Public spending has risen during Sarkozy's five-year term, to 56.6 percent of gross domestic product in 2011, the second highest in the European Union after Denmark. But neither candidate is talking seriously about cutting state expenditure.
Instead, they are focusing mostly on ways of increasing revenue, in a country where the total tax take is already equivalent to 50.8 percent of economic output.
Both are vying to slap punitive taxes on the rich, with Hollande proposing a 75 percent top tax rate on income over 1 million euros ($1.3 million) a year, and Sarkozy promising to make French tax exiles declare and pay tax on their worldwide investment income to Paris.
Both are committed to reducing France's public deficit to 3 percent of GDP in 2013 from 5.3 percent last year. That implies a sharp cut in public spending next year, especially if growth remains sluggish, but neither is keen to discuss that.
The independent Institute Montaigne public policy think-tank said in an audit that Hollande's numbers don't add up because he has overestimated future revenue by 15 percent. Sarkozy has yet to present a detailed program that could be audited.

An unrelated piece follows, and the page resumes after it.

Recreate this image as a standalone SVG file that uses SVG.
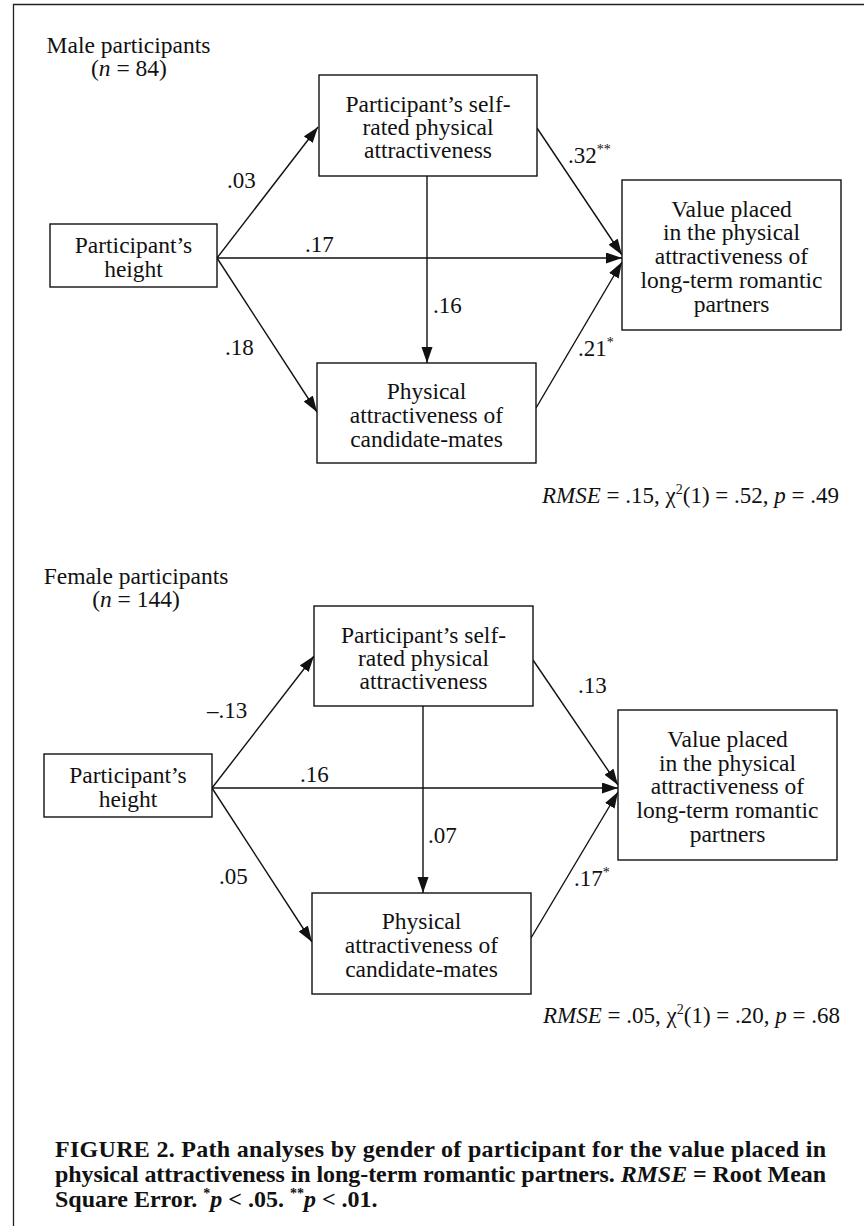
<svg xmlns="http://www.w3.org/2000/svg" width="864" height="1226" viewBox="0 0 864 1226">
<style>
text{font-family:"Liberation Serif","Times New Roman",serif;fill:#111;}
.t{font-size:23.5px;text-anchor:middle;}
.lab{font-size:23px;}
.sup{font-size:14px;}
.stat{font-size:23px;text-anchor:end;}
.cap{font-size:24px;font-weight:bold;}
.box{fill:#fff;stroke:#111;stroke-width:1.4;}
.edge{stroke:#111;stroke-width:1.4;fill:none;marker-end:url(#ah);}
.frame{stroke:#222;stroke-width:1.3;fill:none;}
</style>
<defs>
<marker id="ah" markerUnits="userSpaceOnUse" markerWidth="17" markerHeight="12" refX="16" refY="5.5" orient="auto">
<path d="M0,0 L16,5.5 L0,11 z" fill="#111"/>
</marker>
</defs>
<rect width="864" height="1226" fill="#fff"/>
<path class="frame" d="M13.5,1226 V4.5 H864"/>

<g id="male-title">
<text class="t" x="128.5" y="53">Male participants</text>
<text class="t" x="129" y="76">(<tspan font-style="italic">n</tspan> = 84)</text>
</g>

<g id="connectors-male">
<line class="edge" x1="217" y1="258" x2="318" y2="127"/>
<line class="edge" x1="217" y1="258" x2="622" y2="258"/>
<line class="edge" x1="217" y1="258" x2="317" y2="412"/>
<line class="edge" x1="427" y1="176" x2="427" y2="363"/>
<line class="edge" x1="537" y1="128" x2="622" y2="255"/>
<line class="edge" x1="536" y1="408" x2="622" y2="262"/>
</g>

<g id="m-height">
<rect class="box" x="50" y="224" width="167" height="63"/>
<text class="t" x="133.5" y="253">Participant’s</text>
<text class="t" x="133.5" y="277">height</text>
</g>
<g id="m-self">
<rect class="box" x="319" y="75" width="218" height="101"/>
<text class="t" x="428" y="112">Participant’s self-</text>
<text class="t" x="428" y="135">rated physical</text>
<text class="t" x="428" y="158">attractiveness</text>
</g>
<g id="m-cand">
<rect class="box" x="317" y="363" width="219" height="100"/>
<text class="t" x="426.5" y="399">Physical</text>
<text class="t" x="426.5" y="423">attractiveness of</text>
<text class="t" x="426.5" y="447">candidate-mates</text>
</g>
<g id="m-value">
<rect class="box" x="622" y="180" width="219" height="150"/>
<text class="t" x="731.5" y="217">Value placed</text>
<text class="t" x="731.5" y="240">in the physical</text>
<text class="t" x="731.5" y="264">attractiveness of</text>
<text class="t" x="731.5" y="288">long-term romantic</text>
<text class="t" x="731.5" y="312">partners</text>
</g>

<g id="labels-male">
<text class="lab" x="227" y="188">.03</text>
<text class="lab" x="305" y="252">.17</text>
<text class="lab" x="225" y="355">.18</text>
<text class="lab" x="433" y="313">.16</text>
<text class="lab" x="568" y="163">.32<tspan class="sup" dy="-9">**</tspan></text>
<text class="lab" x="578" y="356">.21<tspan class="sup" dy="-9">*</tspan></text>
<text class="stat" x="839" y="503"><tspan font-style="italic">RMSE</tspan> = .15, χ<tspan class="sup" dy="-9">2</tspan><tspan dy="9">(1) = .52, </tspan><tspan font-style="italic">p</tspan> = .49</text>
</g>

<g id="female-title">
<text class="t" x="136" y="584">Female participants</text>
<text class="t" x="136" y="607">(<tspan font-style="italic">n</tspan> = 144)</text>
</g>

<g id="connectors-female">
<line class="edge" x1="212" y1="788" x2="314" y2="656"/>
<line class="edge" x1="212" y1="788" x2="618" y2="788"/>
<line class="edge" x1="212" y1="788" x2="312" y2="942"/>
<line class="edge" x1="423" y1="706" x2="423" y2="893"/>
<line class="edge" x1="533" y1="660" x2="618" y2="785"/>
<line class="edge" x1="531" y1="938" x2="618" y2="792"/>
</g>

<g id="f-height">
<rect class="box" x="44" y="754" width="168" height="63"/>
<text class="t" x="128" y="783">Participant’s</text>
<text class="t" x="128" y="807">height</text>
</g>
<g id="f-self">
<rect class="box" x="314" y="606" width="219" height="100"/>
<text class="t" x="423.5" y="643">Participant’s self-</text>
<text class="t" x="423.5" y="666">rated physical</text>
<text class="t" x="423.5" y="689">attractiveness</text>
</g>
<g id="f-cand">
<rect class="box" x="312" y="893" width="219" height="101"/>
<text class="t" x="421.5" y="929">Physical</text>
<text class="t" x="421.5" y="953">attractiveness of</text>
<text class="t" x="421.5" y="977">candidate-mates</text>
</g>
<g id="f-value">
<rect class="box" x="618" y="710" width="219" height="150"/>
<text class="t" x="727.5" y="747">Value placed</text>
<text class="t" x="727.5" y="771">in the physical</text>
<text class="t" x="727.5" y="794">attractiveness of</text>
<text class="t" x="727.5" y="818">long-term romantic</text>
<text class="t" x="727.5" y="842">partners</text>
</g>

<g id="labels-female">
<text class="lab" x="207" y="718">–.13</text>
<text class="lab" x="300" y="782">.16</text>
<text class="lab" x="219" y="884">.05</text>
<text class="lab" x="428" y="843">.07</text>
<text class="lab" x="578" y="693">.13</text>
<text class="lab" x="574" y="886">.17<tspan class="sup" dy="-9">*</tspan></text>
<text class="stat" x="840" y="1023"><tspan font-style="italic">RMSE</tspan> = .05, χ<tspan class="sup" dy="-9">2</tspan><tspan dy="9">(1) = .20, </tspan><tspan font-style="italic">p</tspan> = .68</text>
</g>

<g id="caption">
<text class="cap" x="55" y="1157" textLength="771" lengthAdjust="spacing">FIGURE 2. Path analyses by gender of participant for the value placed in</text>
<text class="cap" x="55" y="1182" textLength="771" lengthAdjust="spacing">physical attractiveness in long-term romantic partners. <tspan font-style="italic">RMSE</tspan> = Root Mean</text>
<text class="cap" x="55" y="1207">Square Error. <tspan class="sup" dy="-9">*</tspan><tspan dy="9" font-style="italic">p</tspan> &lt; .05. <tspan class="sup" dy="-9">**</tspan><tspan dy="9" font-style="italic">p</tspan> &lt; .01.</text>
</g>
</svg>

While neighbors such as Germany, Italy and Spain have adopted or are enacting far-reaching structural reforms to pension, labor market and welfare systems, France has been far more cautious for fear of social unrest.
Sarkozy did raise the minimum retirement age to 62 from 60, facing down weeks of strikes and protests. He is now belatedly planning to reduce labor costs by shifting the burden of welfare costs from payroll deductions to VAT sales tax.
Hollande has vowed to scrap that change if he wins, and partially reverse the pension reform to enable people who started work at 18 or younger to retire at 60.
Many French and European officials say privately that whoever wins on May 6 will have to make more radical budget cuts and structural reforms than either candidate is admitting. By keeping that inconvenient truth secret until after polling day, France's leaders are storing up trouble for themselves.